Neuilly, à qui j’écrivis l’autre jour, aura dû vous dire que je ne vais plus à Rome, mais à Venise, à cause des chaleurs ; ainsi c’est là qu’il faut m’écrire tout présentement : Il vous aura dit encore que j’ai mal fait de marquer que les lettres n’avoient pas besoin d’affranchissement ; elles en ont besoin jusqu’au pont de Beauvoisin, dès que l’on n’écrit pas à Rome ou sur la route ; c’est-à-dire à Turin, Gênes, Livourne, Pise, Florence, Sienne et Viterbe. La poste de France a un bureau et un directeur à Rome ; ainsi, si vous m’avez écrit, comptez votre lettre pour fort aventurée, et recommencez bien au long sur nouveaux frais. Ne manquez pas de donner de mes nouvelles à mon frère. Mille compliments à votre femme, à la Pousseline, aux petites dames, à nos amés et féaux tutti quanti. Nous partons après-demain pour Milan, en chaises de poste, dont nous avons fait emplette ici.

  1. Ces peintures, presqu’entièrement détruites, n’apparaissent plus que comme des fantasmagories. On en voit encore de rares vestiges sur la façade des deux palais Spinola, situés, le premier Strada nuova, le second à la montée de l’Acqua sola, et de quelques autres édifices de la place Fontane amorose.
  2. Cet emplacement au contraire détermine la beauté décorative de l’architecture. Il en résulte des hardiesses de construction que l’artiste n’aurait jamais inventées : par exemple le pont, d’une seule arcade gigantesque, qui franchit dix à douze rues dans le quartier Carignan.
  3. La noblesse génoise n’est aujourd’hui divisée par aucune classification hiérarchique. Le préjugé aristocratique n’existe guère que de noble à bourgeois. Un marchand, même millionnaire, n’oserait avoir voiture.
  4. Gènes renferme environ 70 ou 80 églises ou oratoires, fondés en expiation de crimes politiques ou de vengeances amoureuses.
  5. On ne joue plus de tragédies. L’opéra seul attire le public au théâtre Carlo Felice.
  6. Qui dirait que la souplesse italioune s’est pliée à admirer Meyerbeer ? En juin 1857, Le Prophète a été couvert de bravos.
  7. Les abbés et les moines mènent encore leurs amies au café de la Concordia, où on les voit discourir le cigare à la bouche, tandis qu’au théâtre de l’Acqua sola les comédiens attaquent dans des pièces populaires la noblesse et le clergé.

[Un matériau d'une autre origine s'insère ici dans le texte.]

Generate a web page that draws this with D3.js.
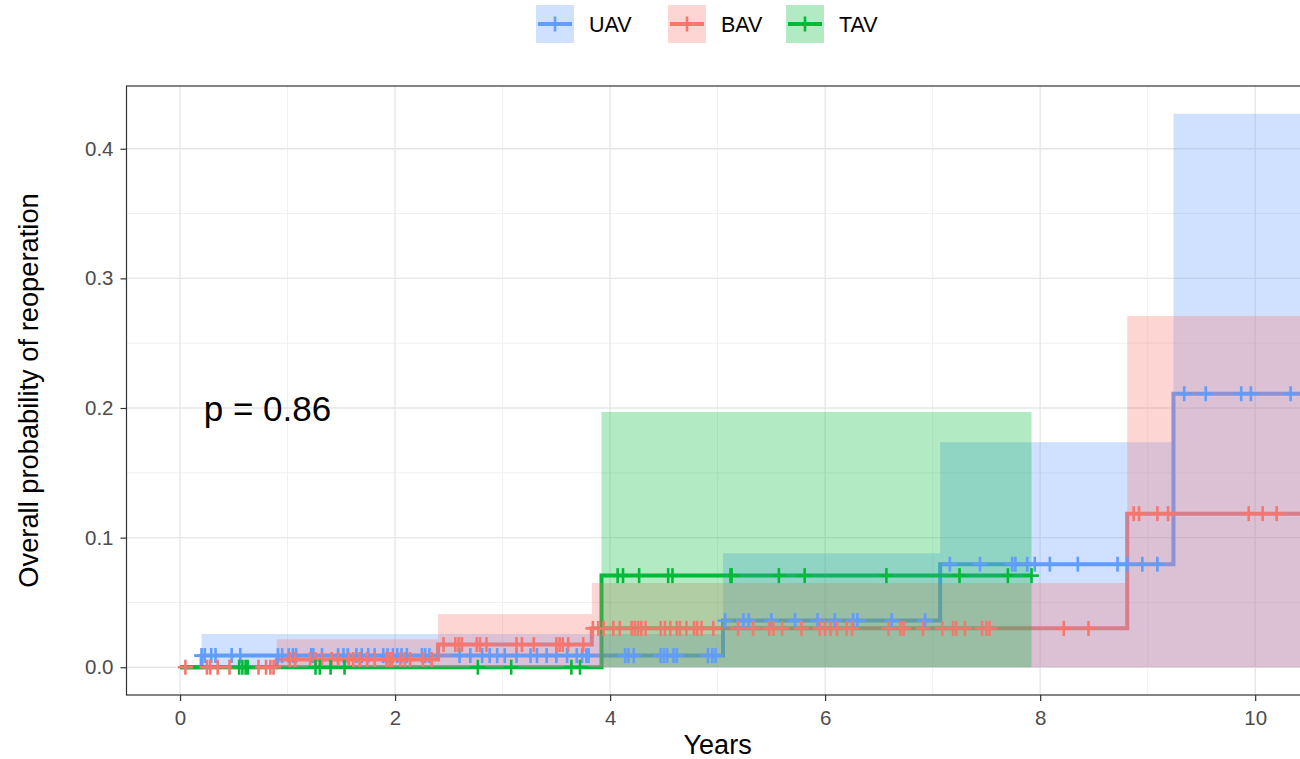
<!doctype html>
<html>
<head>
<meta charset="utf-8">
<script src="https://cdn.jsdelivr.net/npm/d3@7"></script>
<style>
    body { margin: 0; background: #fff; }
    text { font-family: "Liberation Sans", Arial, sans-serif; }
</style>
</head>
<body>
<svg id="chart" width="1300" height="759"></svg>
<script>
// groups and colours
var groups = ["UAV", "BAV", "TAV"];
var colors = ["#619CFF", "#F8766D", "#00BA38"];

// step curves: time where the estimate changes, the estimate, upper CI
var timesUAV = [0, 0.20, 5.05, 7.07, 9.24, 11.2];
var estUAV   = [0, 0.009, 0.036, 0.0795, 0.211, 0.211];
var upperUAV = [0, 0.0257, 0.088, 0.1736, 0.427, 0.427];

var timesBAV = [0, 0.90, 2.40, 3.83, 8.81, 11.2];
var estBAV   = [0, 0.006, 0.0175, 0.030, 0.1185, 0.1185];
var upperBAV = [0, 0.0216, 0.041, 0.065, 0.271, 0.271];

var timesTAV = [0, 3.92, 7.92];
var estTAV   = [0, 0.0707, 0.0707];
var upperTAV = [0, 0.197, 0.197];

// censoring times
var censorUAV = [0.20, 0.23, 0.29, 0.33, 0.48, 0.56, 0.91, 0.95, 1.01, 1.05, 1.08, 1.22, 1.24, 1.32,
    1.47, 1.52, 1.56, 1.64, 1.69, 1.75, 1.81, 1.89, 1.93, 1.98, 2.02, 2.06, 2.11, 2.25, 2.28, 2.32,
    2.60, 2.70, 2.81, 2.88, 2.95, 3.02, 3.13, 3.26, 3.32, 3.41, 3.50, 3.60, 3.69, 3.74, 3.78, 3.80,
    4.14, 4.17, 4.22, 4.47, 4.50, 4.53, 4.59, 4.62, 4.91, 4.95, 4.98,
    5.07, 5.24, 5.29, 5.50, 5.72, 5.93, 6.09, 6.26, 6.30, 6.62, 6.93,
    7.16, 7.44, 7.74, 7.77, 7.88, 7.95, 8.09, 8.35, 8.72, 8.81, 8.95, 9.09,
    9.34, 9.54, 9.87, 9.96, 10.33];
var censorBAV = [0.05, 0.25, 0.28, 0.35, 0.46, 0.73, 0.80, 0.84, 0.87,
    1.02, 1.07, 1.21, 1.26, 1.32, 1.41, 1.47, 1.57, 1.61, 1.67, 1.74, 1.81, 1.92, 1.95, 1.97, 2.05,
    2.09, 2.14, 2.26, 2.34,
    2.45, 2.56, 2.59, 2.62, 2.76, 2.79, 2.85, 3.13, 3.18, 3.29, 3.50, 3.53, 3.56, 3.61, 3.75,
    3.84, 3.89, 3.94, 4.03, 4.09, 4.20, 4.23, 4.26, 4.29, 4.33, 4.47, 4.51, 4.56, 4.62, 4.65, 4.71,
    4.78, 4.81, 4.85, 4.96, 5.19, 5.33, 5.48, 5.52, 5.60, 5.78, 5.95, 6.00, 6.05, 6.11, 6.20, 6.25,
    6.59, 6.70, 6.73, 6.91, 7.09, 7.19, 7.22, 7.30, 7.46, 7.50, 7.53, 8.22, 8.45,
    8.87, 8.92, 9.09, 9.19, 9.94, 10.07, 10.20];
var censorTAV = [0.55, 0.58, 0.61, 0.63, 1.26, 1.30, 1.40, 1.53, 2.77, 3.08, 3.64, 3.72,
    4.07, 4.12, 4.27, 4.54, 4.58, 5.12, 5.13, 5.57, 5.81, 6.57, 7.25, 7.70, 7.92];

var xTicks = [0, 2, 4, 6, 8, 10];
var yTicks = [0, 0.1, 0.2, 0.3, 0.4];
var pText = "p = 0.86";

var curves = [
    { name: "UAV", times: timesUAV, est: estUAV, upper: upperUAV, censor: censorUAV },
    { name: "BAV", times: timesBAV, est: estBAV, upper: upperBAV, censor: censorBAV },
    { name: "TAV", times: timesTAV, est: estTAV, upper: upperTAV, censor: censorTAV }
];

var svg = d3.select("#chart");

// panel box (right edge runs past the picture)
var pLeft = 126.5, pTop = 86, pRight = 1410, pBottom = 695;

var x = d3.scaleLinear().domain([-0.498, 11.44]).range([pLeft, pRight]);
var y = d3.scaleLinear().domain([-0.0214, 0.4484]).range([pBottom, pTop]);
var color = d3.scaleOrdinal().domain(groups).range(colors);

svg.append("defs").append("clipPath").attr("id", "clip")
    .append("rect").attr("x", pLeft).attr("y", pTop)
    .attr("width", pRight - pLeft).attr("height", pBottom - pTop);

var grid = svg.append("g").attr("clip-path", "url(#clip)");
// minor grid
grid.selectAll(".gxm").data([1, 3, 5, 7, 9, 11]).enter().append("line")
    .attr("x1", function(d) { return x(d); }).attr("x2", function(d) { return x(d); })
    .attr("y1", pTop).attr("y2", pBottom)
    .attr("stroke", "#f0f0f0").attr("stroke-width", 1);
grid.selectAll(".gym").data([0.05, 0.15, 0.25, 0.35]).enter().append("line")
    .attr("y1", function(d) { return y(d); }).attr("y2", function(d) { return y(d); })
    .attr("x1", pLeft).attr("x2", pRight)
    .attr("stroke", "#f0f0f0").attr("stroke-width", 1);
// major grid
grid.selectAll(".gx").data(xTicks).enter().append("line")
    .attr("x1", function(d) { return x(d); }).attr("x2", function(d) { return x(d); })
    .attr("y1", pTop).attr("y2", pBottom)
    .attr("stroke", "#e6e6e6").attr("stroke-width", 1.3);
grid.selectAll(".gy").data(yTicks).enter().append("line")
    .attr("y1", function(d) { return y(d); }).attr("y2", function(d) { return y(d); })
    .attr("x1", pLeft).attr("x2", pRight)
    .attr("stroke", "#e6e6e6").attr("stroke-width", 1.3);

var plot = svg.append("g").attr("clip-path", "url(#clip)");

function stepPoints(c, key) {
    return c.times.map(function(t, i) { return { t: t, v: c[key][i] }; });
}
function levelAt(c, t) {
    var i = d3.bisectRight(c.times, t) - 1;
    return c.est[Math.max(0, i)];
}

var line = d3.line()
    .x(function(d) { return x(d.t); })
    .y(function(d) { return y(d.v); })
    .curve(d3.curveStepAfter);

var area = d3.area()
    .x(function(d) { return x(d.t); })
    .y0(y(0))
    .y1(function(d) { return y(d.v); })
    .curve(d3.curveStepAfter);

// step lines (below the bands)
plot.selectAll(".step").data(curves).enter().append("path")
    .attr("d", function(c) { return line(stepPoints(c, "est")); })
    .attr("fill", "none")
    .attr("stroke", function(c) { return color(c.name); })
    .attr("stroke-width", 4);

// confidence bands
plot.selectAll(".band").data(curves).enter().append("path")
    .attr("d", function(c) { return area(stepPoints(c, "upper")); })
    .attr("fill", function(c) { return color(c.name); })
    .attr("fill-opacity", 0.3);

// censor marks (+)
curves.forEach(function(c) {
    var g = plot.append("g")
        .attr("stroke", color(c.name))
        .attr("stroke-width", 2.6);
    var m = g.selectAll("g").data(c.censor).enter().append("g")
        .attr("transform", function(t) { return "translate(" + x(t) + "," + y(levelAt(c, t)) + ")"; });
    m.append("line").attr("x1", 0).attr("x2", 0).attr("y1", -7.5).attr("y2", 7.5);
    m.append("line").attr("x1", -7.5).attr("x2", 7.5).attr("y1", 0).attr("y2", 0);
});

// p value
svg.append("text")
    .attr("x", x(0.22))
    .attr("y", y(0.2) + 12.5)
    .attr("font-size", "35px")
    .attr("fill", "#000")
    .text(pText);

// panel border
svg.append("rect").attr("x", pLeft).attr("y", pTop)
    .attr("width", pRight - pLeft).attr("height", pBottom - pTop)
    .attr("fill", "none").attr("stroke", "#333").attr("stroke-width", 1.2);

// axes
var xAxis = svg.append("g")
    .attr("transform", "translate(0," + pBottom + ")")
    .call(d3.axisBottom(x).tickValues(xTicks).tickSize(6).tickPadding(9.5).tickFormat(d3.format("d")));
var yAxis = svg.append("g")
    .attr("transform", "translate(" + pLeft + ",0)")
    .call(d3.axisLeft(y).tickValues(yTicks).tickSize(6).tickPadding(7).tickFormat(d3.format(".1f")));
[xAxis, yAxis].forEach(function(a) {
    a.select(".domain").remove();
    a.selectAll(".tick line").attr("stroke", "#333").attr("stroke-width", 1.2);
    a.selectAll(".tick text").attr("fill", "#4d4d4d").attr("font-size", "20.5px")
        .attr("font-family", "Liberation Sans, Arial, sans-serif");
});

// axis titles
svg.append("text")
    .attr("x", x(5)).attr("y", 754)
    .attr("text-anchor", "middle")
    .attr("font-size", "27px")
    .text("Years");
svg.append("text")
    .attr("transform", "translate(38," + ((pTop + pBottom) / 2) + ") rotate(-90)")
    .attr("text-anchor", "middle")
    .attr("font-size", "27.3px")
    .text("Overall probability of reoperation");

// legend
var legendX = [536, 668, 786];
var legend = svg.selectAll(".legend").data(groups).enter().append("g")
    .attr("transform", function(d, i) { return "translate(" + legendX[i] + ",5)"; });
legend.append("rect")
    .attr("width", 38).attr("height", 38)
    .attr("fill", function(d) { return color(d); })
    .attr("fill-opacity", 0.3);
legend.append("line")
    .attr("x1", 2).attr("x2", 36).attr("y1", 19).attr("y2", 19)
    .attr("stroke", function(d) { return color(d); }).attr("stroke-width", 4);
legend.append("line")
    .attr("x1", 19).attr("x2", 19).attr("y1", 11.5).attr("y2", 26.5)
    .attr("stroke", function(d) { return color(d); }).attr("stroke-width", 2.6);
legend.append("text")
    .attr("x", 53).attr("y", 26.5)
    .attr("font-size", "21.5px")
    .attr("fill", "#000")
    .text(function(d) { return d; });
</script>
</body>
</html>
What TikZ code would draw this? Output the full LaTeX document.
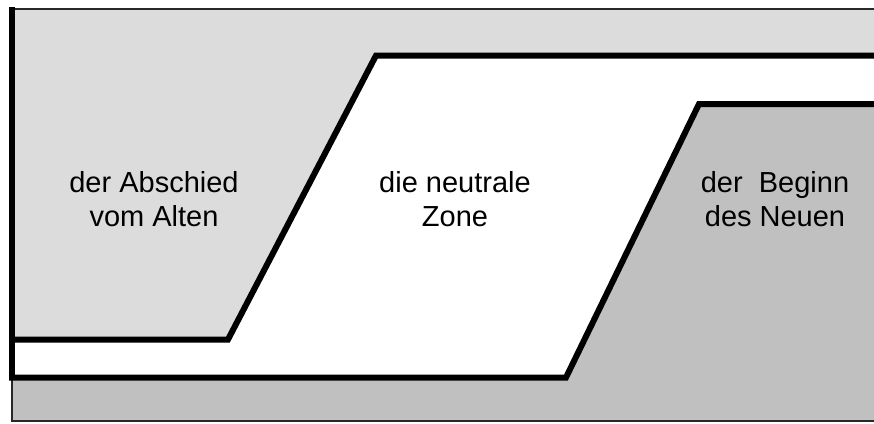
\documentclass[tikz,border=0pt]{standalone}
\usepackage{fontspec}
\setmainfont{Liberation Sans}
\definecolor{lightgr}{RGB}{220,220,220}
\definecolor{midgr}{RGB}{192,192,192}
\definecolor{framegr}{RGB}{40,40,40}
\begin{document}
\begin{tikzpicture}[x=1pt,y=-1pt,
  thickline/.style={line width=6pt,black,line cap=rect,line join=miter},
  thinline/.style={line width=2.5pt,framegr},
  label/.style={align=center,inner sep=0pt,font=\fontsize{29}{34}\selectfont}]
\useasboundingbox (0,0) rectangle (874,423);
% coordinates
\coordinate (tl) at (12,9);
\coordinate (tr) at (874,9);
\coordinate (a0) at (12,339.5);
\coordinate (a1) at (228,339.5);
\coordinate (a2) at (376,55.5);
\coordinate (a3) at (874,55.5);
\coordinate (b0) at (12,377.5);
\coordinate (b1) at (566,377.5);
\coordinate (b2) at (699,104);
\coordinate (b3) at (874,104);
\coordinate (br) at (874,421);
\coordinate (bl) at (12,421);
% fills
\fill[white] (tl) rectangle (br);
\fill[lightgr] (tl) -- (tr) -- (a3) -- (a2) -- (a1) -- (a0) -- cycle;
\fill[midgr] (b0) -- (b1) -- (b2) -- (b3) -- (br) -- (bl) -- cycle;
% frame
\draw[thinline] (tl) -- (tr);
\draw[thinline] (b0) -- (bl) -- (br);
% thick lines
\draw[thickline] (a0) -- (a1) -- (a2) -- (a3);
\draw[thickline] (b0) -- (b1) -- (b2) -- (b3);
\draw[thickline] ([yshift=-1pt]tl) -- ([yshift=2pt]b0);
% labels
\node[label] (alt) at (154,199.5) {der Abschied\\vom Alten};
\node[label] (neutral) at (455,199.5) {die neutrale\\Zone};
\node[label] (neu) at (775,199.5) {der\ \ Beginn\\des Neuen};
\end{tikzpicture}
\end{document}
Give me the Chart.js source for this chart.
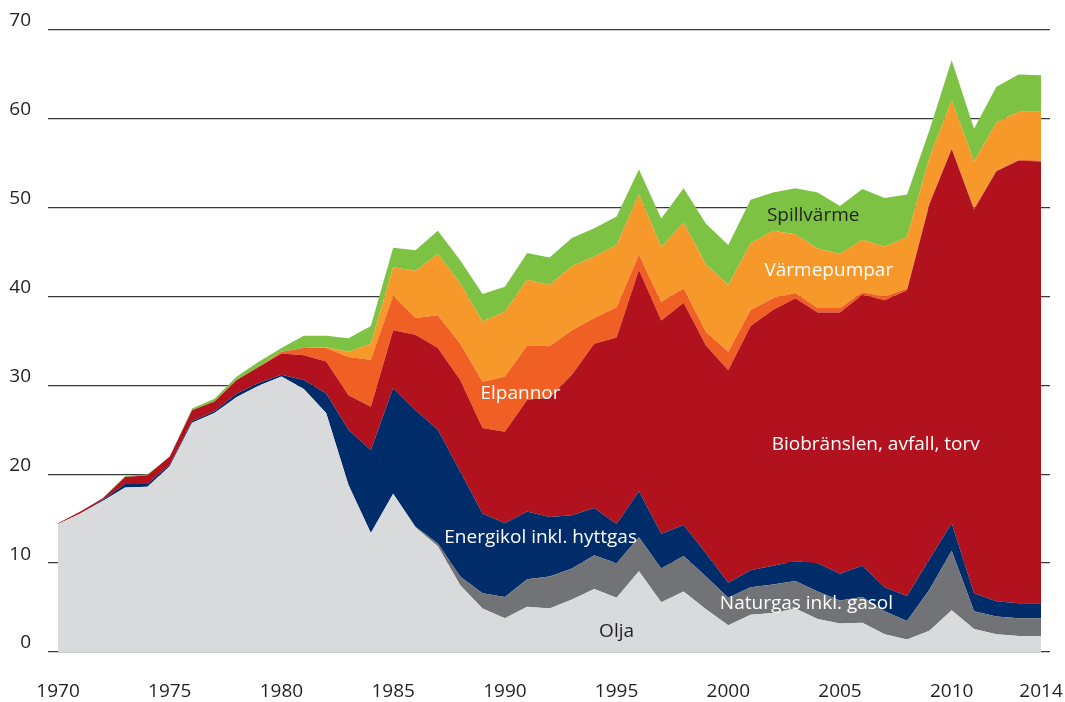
<!DOCTYPE html>
<html>
<head>
<meta charset="utf-8">
<script src="https://cdn.jsdelivr.net/npm/chart.js@4"></script>
<style>
  html, body { margin: 0; padding: 0; background: #fff; }
  #wrap { width: 1065px; height: 702px; }
</style>
</head>
<body>
<div id="wrap"><canvas id="chart"></canvas></div>
<script>
const years = [];
for (let y = 1970; y <= 2014; y++) years.push(y);

const olja = [14.4, 15.6, 17.0, 18.5, 18.6, 20.9, 25.8, 26.9, 28.7, 30.0,
  31.0, 29.6, 26.9, 18.8, 13.4, 17.8, 14.0, 11.9, 7.5, 4.9,
  3.8, 5.1, 4.9, 5.9, 7.1, 6.1, 9.1, 5.6, 6.8, 4.8,
  3.0, 4.2, 4.4, 4.9, 3.7, 3.2, 3.3, 2.0, 1.4, 2.4,
  4.7, 2.6, 2.0, 1.8, 1.8];
const naturgas = [0, 0, 0, 0, 0, 0, 0, 0, 0, 0,
  0, 0, 0, 0, 0, 0, 0.1, 0.3, 1.0, 1.7,
  2.4, 3.1, 3.6, 3.5, 3.8, 3.9, 3.8, 3.8, 4.0, 3.7,
  3.1, 3.1, 3.2, 3.1, 3.1, 2.6, 2.9, 2.6, 2.1, 4.6,
  6.7, 2.0, 2.0, 2.0, 2.0];
const energikol = [0, 0, 0.1, 0.4, 0.3, 0.2, 0.2, 0.2, 0.4, 0.3,
  0.2, 1.0, 2.2, 6.2, 9.3, 11.9, 13.1, 12.8, 11.8, 9.0,
  8.3, 7.6, 6.7, 6.0, 5.3, 4.4, 5.2, 3.9, 3.5, 2.6,
  1.7, 1.9, 2.1, 2.2, 3.2, 3.0, 3.5, 2.7, 2.8, 3.4,
  3.1, 2.0, 1.7, 1.7, 1.7];
const bio = [0.1, 0.2, 0.2, 0.8, 1.0, 0.9, 1.2, 1.1, 1.5, 1.8,
  2.4, 2.8, 3.6, 3.9, 4.9, 6.5, 8.5, 9.2, 10.3, 9.6,
  10.3, 12.6, 13.4, 15.8, 18.5, 21.0, 24.9, 24.0, 25.0, 23.4,
  23.9, 27.5, 28.8, 29.6, 28.2, 29.4, 30.5, 32.3, 34.4, 40.0,
  42.1, 43.2, 48.4, 49.8, 49.7];
const elpannor = [0, 0, 0, 0, 0, 0, 0, 0, 0, 0,
  0.2, 0.8, 1.5, 4.3, 5.3, 3.9, 1.9, 3.7, 4.1, 5.2,
  6.2, 6.1, 5.8, 5.0, 2.9, 3.4, 1.7, 2.1, 1.6, 1.5,
  2.1, 1.8, 1.3, 0.6, 0.5, 0.5, 0.3, 0.4, 0.2, 0.1,
  0.1, 0.1, 0.1, 0.1, 0.1];
const varmepumpar = [0, 0, 0, 0, 0, 0, 0, 0, 0, 0,
  0, 0, 0.1, 0.6, 1.8, 3.2, 5.3, 6.9, 6.8, 6.8,
  7.3, 7.4, 6.9, 7.2, 6.9, 7.0, 6.8, 6.2, 7.4, 7.6,
  7.5, 7.5, 7.6, 6.6, 6.7, 6.1, 5.9, 5.6, 5.8, 5.1,
  5.4, 5.3, 5.4, 5.4, 5.5];
const spillvarme = [0, 0, 0, 0.1, 0.1, 0, 0.2, 0.3, 0.4, 0.6,
  0.4, 1.4, 1.3, 1.5, 2.0, 2.2, 2.3, 2.6, 2.6, 3.1,
  2.8, 3.0, 3.1, 3.2, 3.2, 3.2, 2.8, 3.2, 3.9, 4.6,
  4.5, 4.9, 4.3, 5.2, 6.3, 5.4, 5.7, 5.5, 4.8, 3.1,
  4.5, 3.7, 4.0, 4.2, 4.1];

const xTicks = [1970, 1975, 1980, 1985, 1990, 1995, 2000, 2005, 2010, 2014];
const yTicks = [0, 10, 20, 30, 40, 50, 60, 70];

const series = [
  { name: 'Olja', values: olja, color: '#d9dadc', text: '#231f20', at: [1995.0, 2.25] },
  { name: 'Naturgas inkl. gasol', values: naturgas, color: '#727376', text: '#ffffff', at: [2003.5, 5.4] },
  { name: 'Energikol inkl. hyttgas', values: energikol, color: '#002c69', text: '#ffffff', at: [1991.6, 12.9] },
  { name: 'Biobränslen, avfall, torv', values: bio, color: '#b2121e', text: '#ffffff', at: [2006.6, 23.3] },
  { name: 'Elpannor', values: elpannor, color: '#f05f24', text: '#ffffff', at: [1990.7, 29.1] },
  { name: 'Värmepumpar', values: varmepumpar, color: '#f6982a', text: '#ffffff', at: [2004.5, 42.9] },
  { name: 'Spillvärme', values: spillvarme, color: '#7dc243', text: '#231f20', at: [2003.8, 49.1] }
];

const FONT = '"Open Sans", sans-serif';

// series names written inside the areas
const areaLabels = {
  id: 'areaLabels',
  afterDatasetsDraw(chart) {
    const ctx = chart.ctx;
    const xs = chart.scales.x, ys = chart.scales.y;
    ctx.save();
    ctx.font = '19px ' + FONT;
    ctx.textAlign = 'center';
    ctx.textBaseline = 'middle';
    series.forEach(s => {
      ctx.fillStyle = s.text;
      ctx.fillText(s.name, xs.getPixelForValue(s.at[0]), ys.getPixelForValue(s.at[1]));
    });
    ctx.restore();
  }
};

const ctx = document.getElementById('chart').getContext('2d');

const chart = new Chart(ctx, {
  type: 'line',
  data: {
    labels: years,
    datasets: series.map((s, i) => ({
      label: s.name,
      data: years.map((y, j) => ({ x: y, y: s.values[j] })),
      backgroundColor: s.color,
      borderColor: s.color,
      borderWidth: 0,
      pointRadius: 0,
      tension: 0,
      fill: i === 0 ? 'origin' : '-1'
    }))
  },
  options: {
    responsive: true,
    maintainAspectRatio: false,
    animation: false,
    layout: {
      padding: { top: 30, right: 15, left: 0, bottom: 0 }
    },
    plugins: {
      legend: { display: false },
      tooltip: { enabled: false }
    },
    scales: {
      x: {
        type: 'linear',
        min: 1969.55,
        max: 2014.4,
        grid: { display: false, drawTicks: false },
        border: { display: false },
        afterBuildTicks: scale => {
          scale.ticks = xTicks.map(v => ({ value: v }));
        },
        afterFit: scale => {
          scale.height = 50;
          scale.paddingLeft = 0;
          scale.paddingRight = 0;
        },
        ticks: {
          autoSkip: false,
          maxRotation: 0,
          padding: 28,
          color: '#231f20',
          font: { family: FONT, size: 19 },
          callback: v => String(v)
        }
      },
      y: {
        stacked: true,
        min: 0,
        max: 70,
        afterBuildTicks: scale => {
          scale.ticks = yTicks.map(v => ({ value: v }));
        },
        afterFit: scale => { scale.width = 48; },
        grid: { color: '#3a3a3a', lineWidth: 1.3, drawTicks: false },
        border: { display: false },
        ticks: {
          padding: 17,
          labelOffset: -9,
          color: '#231f20',
          font: { family: FONT, size: 19 }
        }
      }
    }
  },
  plugins: [areaLabels]
});
</script>
</body>
</html>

  8. Le dialecte génois est incompréhensible, il supprime presque généralement les consonnes, et chaque mot se compose d’une série de voyelles qui se poursuivent l’une l’autre et font l’effet d’une cascade de bâillements.
  9. Quand les Fratelli et les Padri entrent le soir dans une maison, les maris se font un devoir d’en sortir. Les visiteurs passent la soirée avec les dames, sur les terrasses, où, tout en causant, ils prennent du café, des sirops, des granits.